Google had for years been among the most vocal companies pushing for more inclusive policies in the wake of protests against the police killings of George Floyd and other Black Americans in 2020.
Google had for years been among the most vocal companies pushing for more inclusive policies in the wake of protests against the police killings of George Floyd and other Black Americans in 2020.
In 2020, CEO Sundar Pichai set a goal to have 30% more of its leaders from underrepresented groups by 2025. At the time, about 96% of Google’s U.S. leaders were white or Asian, and 73% globally were men.
In 2021, it began to evaluate executive performance on team diversity and inclusion after a prominent leader of artificial intelligence research said the company abruptly fired her after she criticized its diversity efforts. Google’s chief diversity officer Melonie Parker said in a 2024 interview with BBC that the company had hit 60% of its five-year goals.
On Wednesday, an Alphabet spokesperson said the company did not have updated figures regarding Pichai’s goals.
Alphabet’s annual filing with the U.S. SEC on Wednesday showed it omitted a line saying it was “committed to making diversity, equity and inclusion part of everything we do and to growing a workforce that is representative of the users we serve.”
That statement appeared in annual reports from 2021 to 2024. The spokesperson said the line was removed to reflect its review of DEI programs.

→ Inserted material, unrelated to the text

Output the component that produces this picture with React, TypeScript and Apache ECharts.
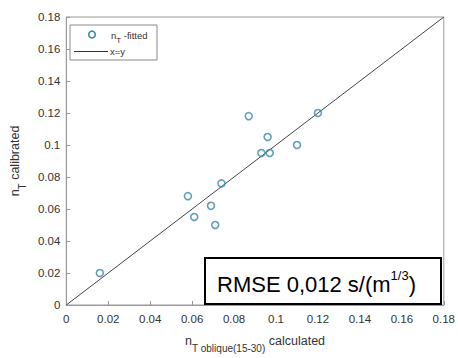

“This is a real attack on gains that workers have made in the tech industry through movements fighting against racism, gender and LGBTQ discrimination, going all the way back to the civil rights movement. This is part of a troubling right-wing, anti-worker trend developing within tech companies that AWU (Alphabet Workers Union) is committed to fighting against,” said Parul Koul, a software engineer and the union’s president, in a statement.